A federal appeals court has ruled that a man who has spent about 40 years in solitary confinement in a Louisiana prison should have his conviction overturned.
Albert Woodfox, the only member of the so-called Angola 3 still incarcerated, was convicted of the 1972 murder of a young prison guard named Brent Miller. Woodfox was found guilty along with fellow inmate Herman Wallace.
Wallace's conviction was overturned last year as his health was failing. He was released from prison last October and died a few days later. (The third member of the group was not connected to the Miller case but was held in isolation while in prison.)
In Woodfox's case, a three-judge panel of the Fifth Circuit Court of Appeals ruled unanimously Thursday that the lower courts were right when they found racial discrimination in the selection of the grand jury foreperson during his second trial in 1998.

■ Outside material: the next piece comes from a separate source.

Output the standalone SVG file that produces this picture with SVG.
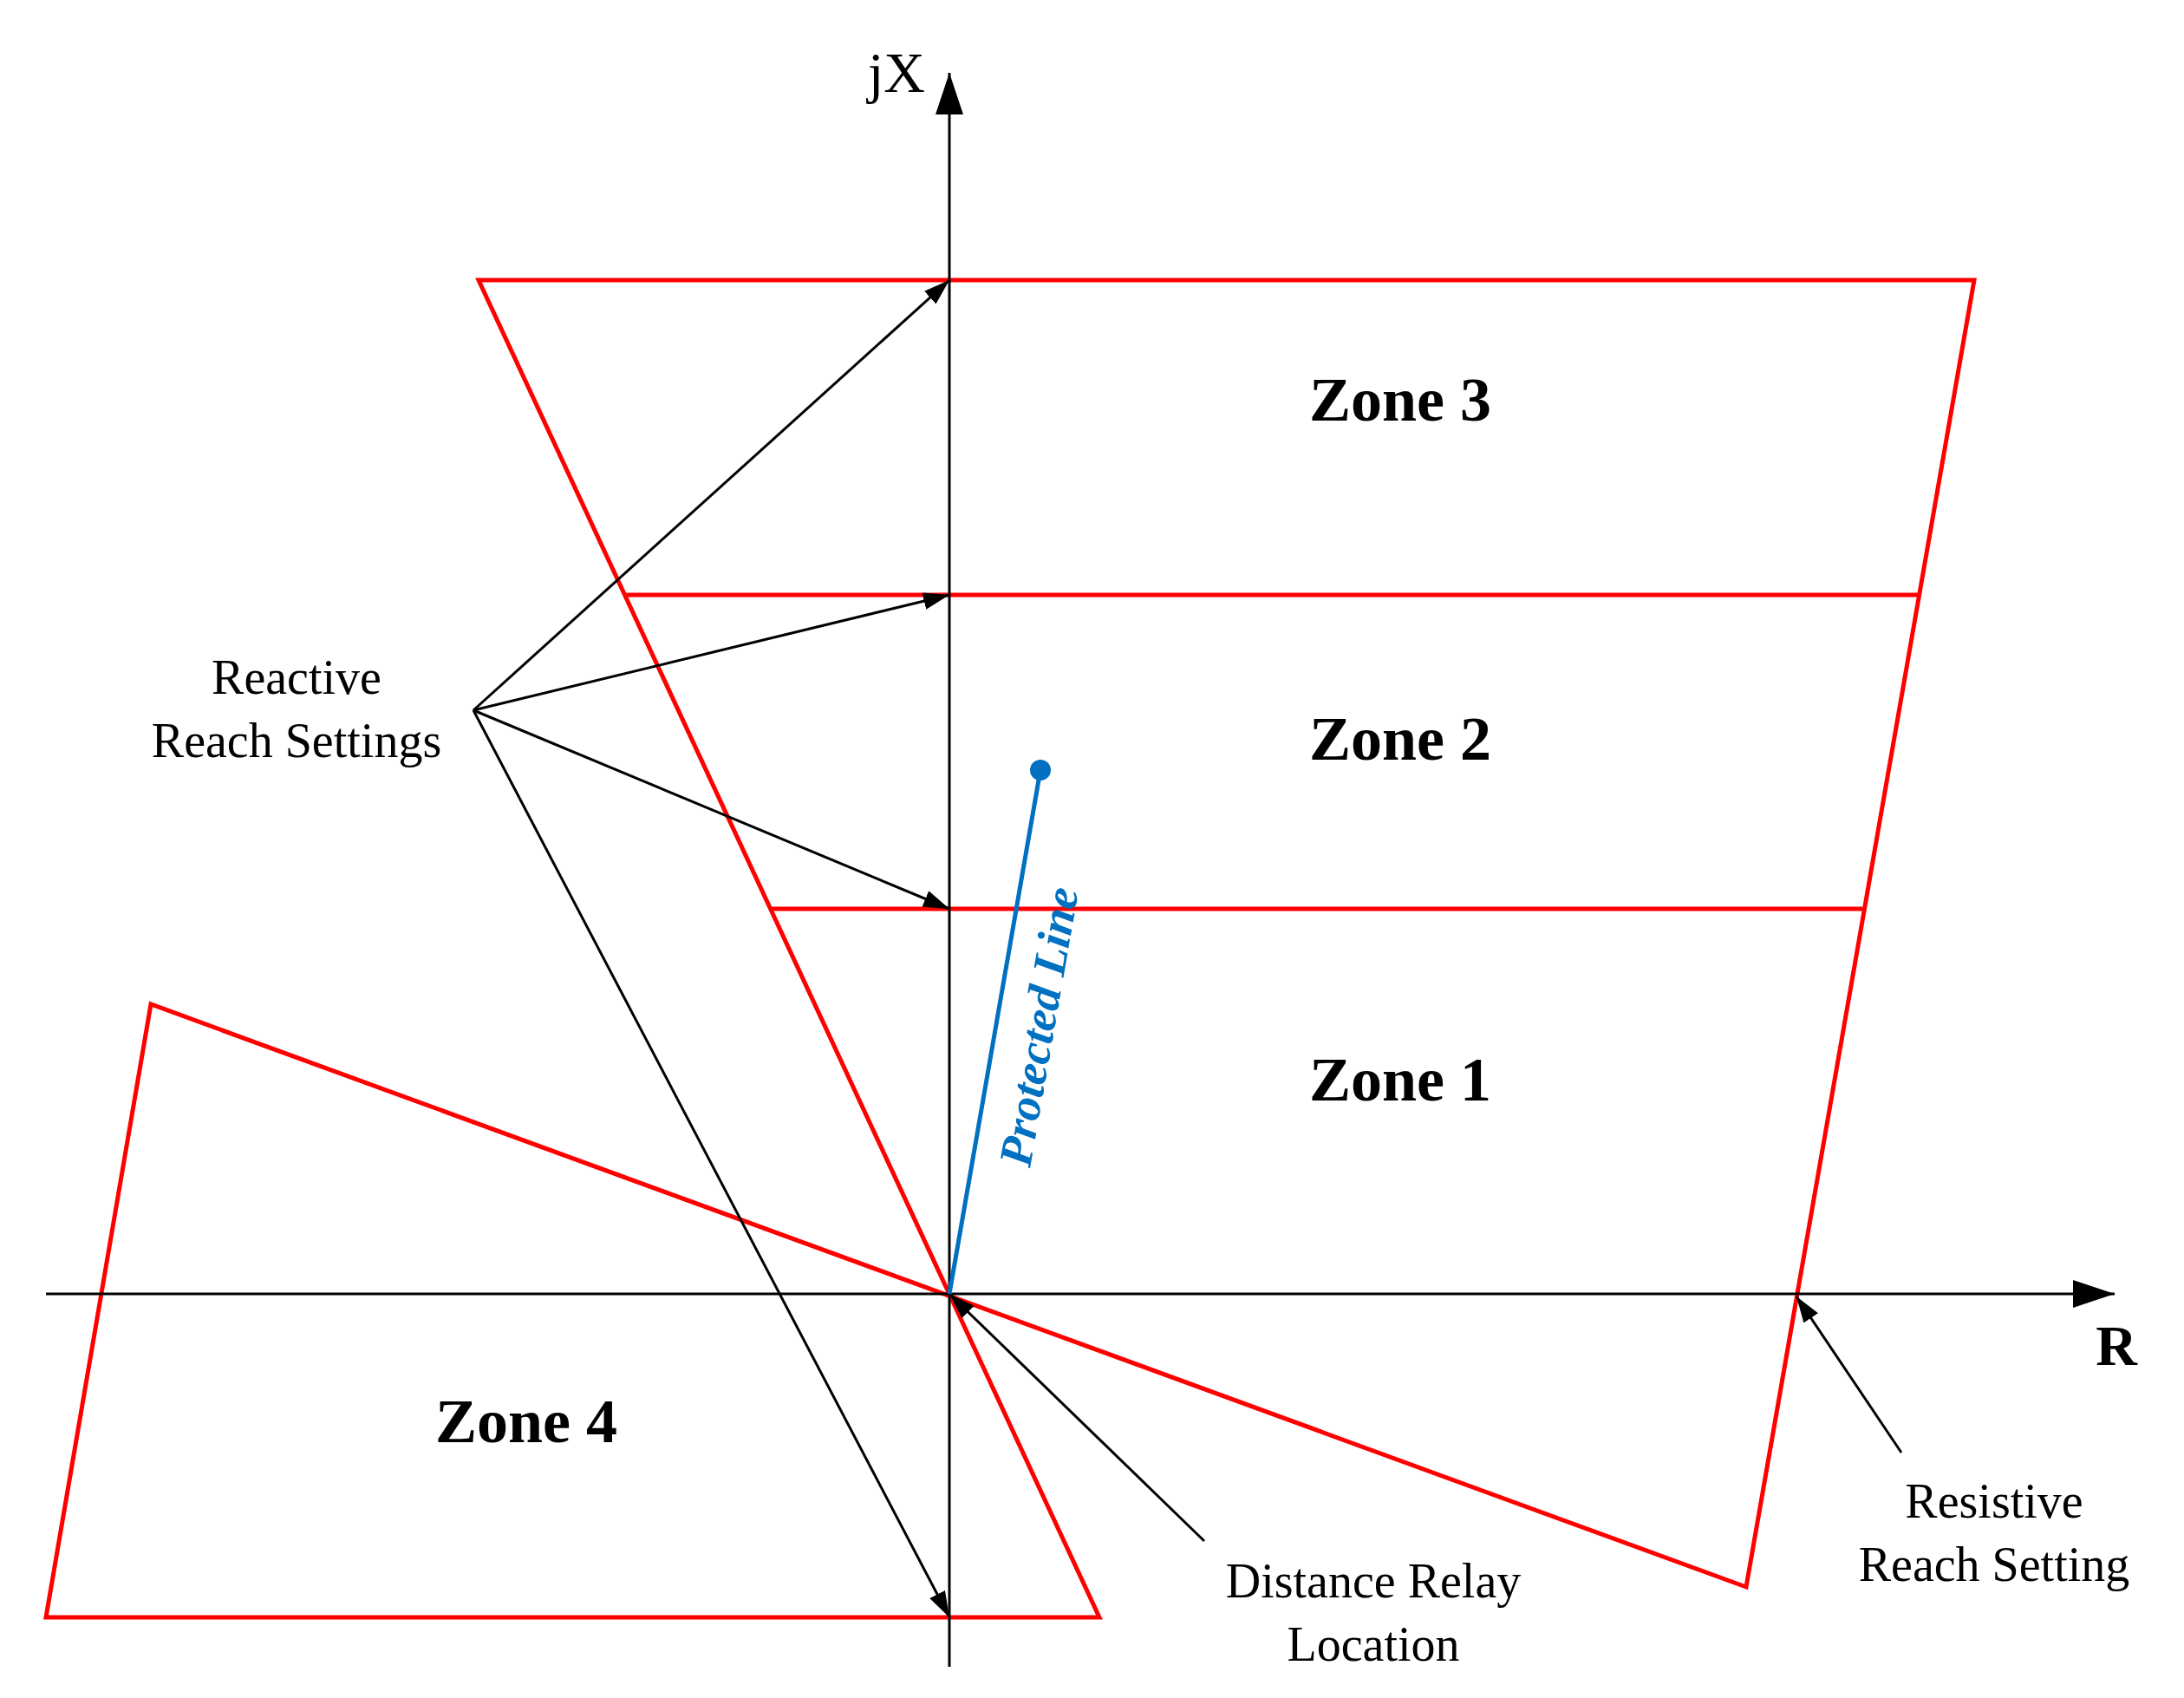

Woodfox, 67, is believed to be the longest-serving inmate held in isolation in a U.S. prison.
"When I first heard there were two individuals in solitary confinement for that long, I thought, Not in America," Woodfox' attorney George Kendall told NPR. "When I first went to meet them I thought they would be lying on the floor like basket cases. It's taken every ounce of strength for them to not be broken by this thing. And now there's only [Woodfox.]"
But in addition to the decades in solitary, the murder itself — as well as the subsequent investigation — have cast long shadows over one of the most notorious prisons in America, Louisiana State Penitentiary, or Angola.
A 2008 NPR investigation of the murder raised serious issues about that investigation, including favors and inconsistencies that tainted the state's main witness, its original grand jury and its prison staff, while another inmate emerged as the possible killer in what was then a violent, racially segregated prison.
Still, the state Attorney General Buddy Caldwell said at the time that he was convinced Woodfox and Wallace were guilty and that he would fight to keep them in prison.
The state can appeal the latest ruling in Woodfox's case to the U.S. Supreme Court or ask the full panel of appellate judges to review Thursday's decision. If it doesn't appeal, the state will have to re-try Woodfox for the 42-year-old murder or set him free.
Attorney general spokeswoman Laura Gerdes told NPR that Caldwell is reviewing the decision and considering how to proceed.